941-1 – Seminar-Ethics: Moral Epistemology
3:30-5:30 T
Shafer-Landau
In this course we will investigate a variety of topics of recent interest within moral epistemology. We will confine ourselves to work done largely (perhaps entirely) within the last decade. Topics will include evolutionary and other genealogical debunking arguments against moral realism; challenges to the idea of moral perception; assessments of the merits of moral intuitionism. Biweekly one-page papers are required, as well as three 5-6 page papers.

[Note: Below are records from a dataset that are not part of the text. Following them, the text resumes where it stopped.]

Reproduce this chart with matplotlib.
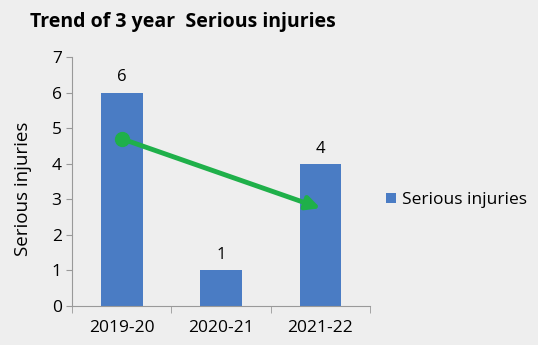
import matplotlib.pyplot as plt

years = ['2019-20', '2020-21', '2021-22']
injuries = [6, 1, 4]
trend_start = 4.7
trend_end = 2.75

plt.rcParams['font.family'] = ['Open Sans', 'DejaVu Sans']

fig = plt.figure(figsize=(5.38, 3.45), dpi=100, facecolor='#eeeeee')
ax = fig.add_axes([0.134, 0.113, 0.554, 0.722])
ax.set_facecolor('none')

x = range(len(years))
bars = ax.bar(x, injuries, width=0.42, color='#4a7cc4', label='Serious injuries')
for xi, v in zip(x, injuries):
    ax.text(xi, v + 0.2, str(v), ha='center', va='bottom', fontsize=12)

# trend arrow
ax.plot([0], [trend_start], 'o', color='#1fb04a', markersize=10)
ax.annotate('', xy=(2.0, trend_end), xytext=(0, trend_start),
            arrowprops=dict(arrowstyle='-|>', color='#1fb04a', lw=3.5,
                            mutation_scale=20, shrinkA=0, shrinkB=0))

ax.set_xlim(-0.5, 2.5)
ax.set_ylim(0, 7)
ax.set_xticks(list(x))
ax.set_xticklabels(years, fontsize=12.5)
ax.set_xticks([-0.5, 0.5, 1.5, 2.5], minor=True)
ax.tick_params(axis='x', which='major', length=0, pad=10)
ax.tick_params(axis='x', which='minor', length=5, color='#999999')
ax.tick_params(axis='y', labelsize=12.5, length=4, color='#999999')
ax.set_yticks(range(0, 8))
for side in ['top', 'right']:
    ax.spines[side].set_visible(False)
ax.spines['left'].set_color('#999999')
ax.spines['bottom'].set_color('#999999')

ax.set_ylabel('Serious injuries', fontsize=13.5)
ax.yaxis.set_label_coords(-0.135, 0.47)
fig.text(0.056, 0.935, 'Trend of 3 year  Serious injuries', fontsize=14,
         fontweight='bold', va='center')

fig.legend(handles=[bars], loc='center left', bbox_to_anchor=(0.705, 0.42),
           frameon=False, fontsize=12.5, handlelength=0.55, handleheight=0.55,
           handletextpad=0.35, borderaxespad=0)

fig.savefig('out.png', dpi=100, facecolor=fig.get_facecolor())
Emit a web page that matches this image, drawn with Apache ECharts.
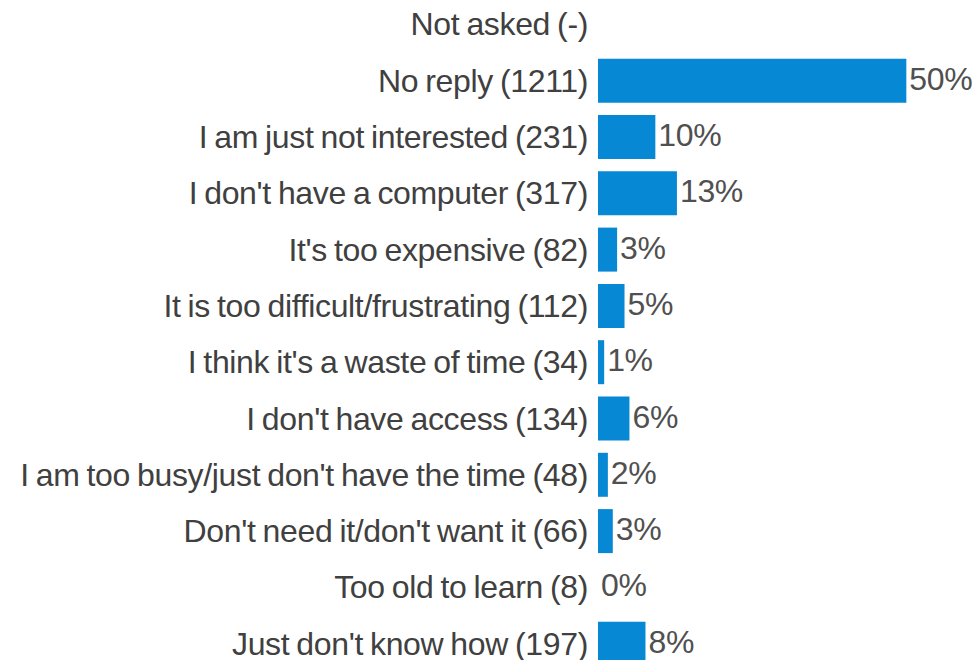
<!DOCTYPE html>
<html>
<head>
<meta charset="utf-8">
<script src="https://cdn.jsdelivr.net/npm/echarts@6/dist/echarts.min.js"></script>
<style>
  html, body { margin: 0; padding: 0; background: #ffffff; }
  #chart { width: 979px; height: 660px; }
  #chart svg text { letter-spacing: -0.35px; word-spacing: -1.5px; }
</style>
</head>
<body>
<div id="chart"></div>
<script>
// Categories (top to bottom) and their counts
var categories = [
  "Not asked",
  "No reply",
  "I am just not interested",
  "I don't have a computer",
  "It's too expensive",
  "It is too difficult/frustrating",
  "I think it's a waste of time",
  "I don't have access",
  "I am too busy/just don't have the time",
  "Don't need it/don't want it",
  "Too old to learn",
  "Just don't know how"
];
var counts = ["-", 1211, 231, 317, 82, 112, 34, 134, 48, 66, 8, 197];
// Bar values in percent
var percents = [null, 50.0, 9.3, 12.8, 3.1, 4.3, 1.0, 5.1, 1.6, 2.4, 0, 7.7];
// Value labels shown at bar ends
var valueLabels = ["", "50%", "10%", "13%", "3%", "5%", "1%", "6%", "2%", "3%", "0%", "8%"];

var lastIdx = categories.length - 1;
var axisData = categories.map(function (c, i) {
  var item = { value: c + " (" + counts[i] + ")" };
  // keep the bottom label inside the picture
  if (i === lastIdx) item.textStyle = { padding: [0, 0, 10, 0] };
  return item;
});

var chart = echarts.init(document.getElementById('chart'), null, { renderer: 'svg' });
chart.setOption({
  animation: false,
  backgroundColor: '#ffffff',
  grid: { left: 598, right: 11, top: -3.75, height: 675.6, outerBoundsMode: 'none', containLabel: false },
  xAxis: {
    type: 'value', min: 0, max: 60, show: false
  },
  yAxis: {
    type: 'category',
    data: axisData,
    inverse: true,
    axisLine: { show: false },
    axisTick: { show: false },
    splitLine: { show: false },
    axisLabel: {
      margin: 10,
      color: '#404040',
      fontFamily: '"Liberation Sans", Arial, sans-serif',
      fontSize: 32,
      lineHeight: 28,
      padding: [0, 0, 4, 0]
    }
  },
  series: [{
    type: 'bar',
    data: percents,
    barWidth: 44,
    itemStyle: { color: '#0788d4' },
    label: {
      show: true,
      position: 'right',
      distance: 3,
      offset: [0, -2],
      color: '#505050',
      fontFamily: '"Liberation Sans", Arial, sans-serif',
      fontSize: 32,
      lineHeight: 28,
      formatter: function (p) { return valueLabels[p.dataIndex]; }
    }
  }]
});
</script>
</body>
</html>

941-2 – Seminar-Ethics: John Rawls on Social Justice
1:15-3:15 W
Card
In this seminar, we will read large chunks of A Theory of Justice (the 1999 revised edition) , several essays from his Collected Papers, possibly all of The Law of Peoples, parts of Justice as Fairness: A Restatement, and parts of Political Liberalism. (These are the texts that students should acquire; supplementary volumes good to have but not required are Rawls’s lectures on the history of moral philosophy and his lectures on the history of political philosophy). The focus will be Rawls’s own writings, the development of his thinking about social justice over the course of half a century, and the relationships of his ideas to the history of moral philosophy. For contrast, we might also read a selection from his Harvard contemporary and critic, the late Robert Nozick. Students will be expected to present short papers in class for discussion (with copies for everyone in the class) and to write a longer paper to turn in near the end of classes. Everyone will be expected to contribute regularly to class discussions.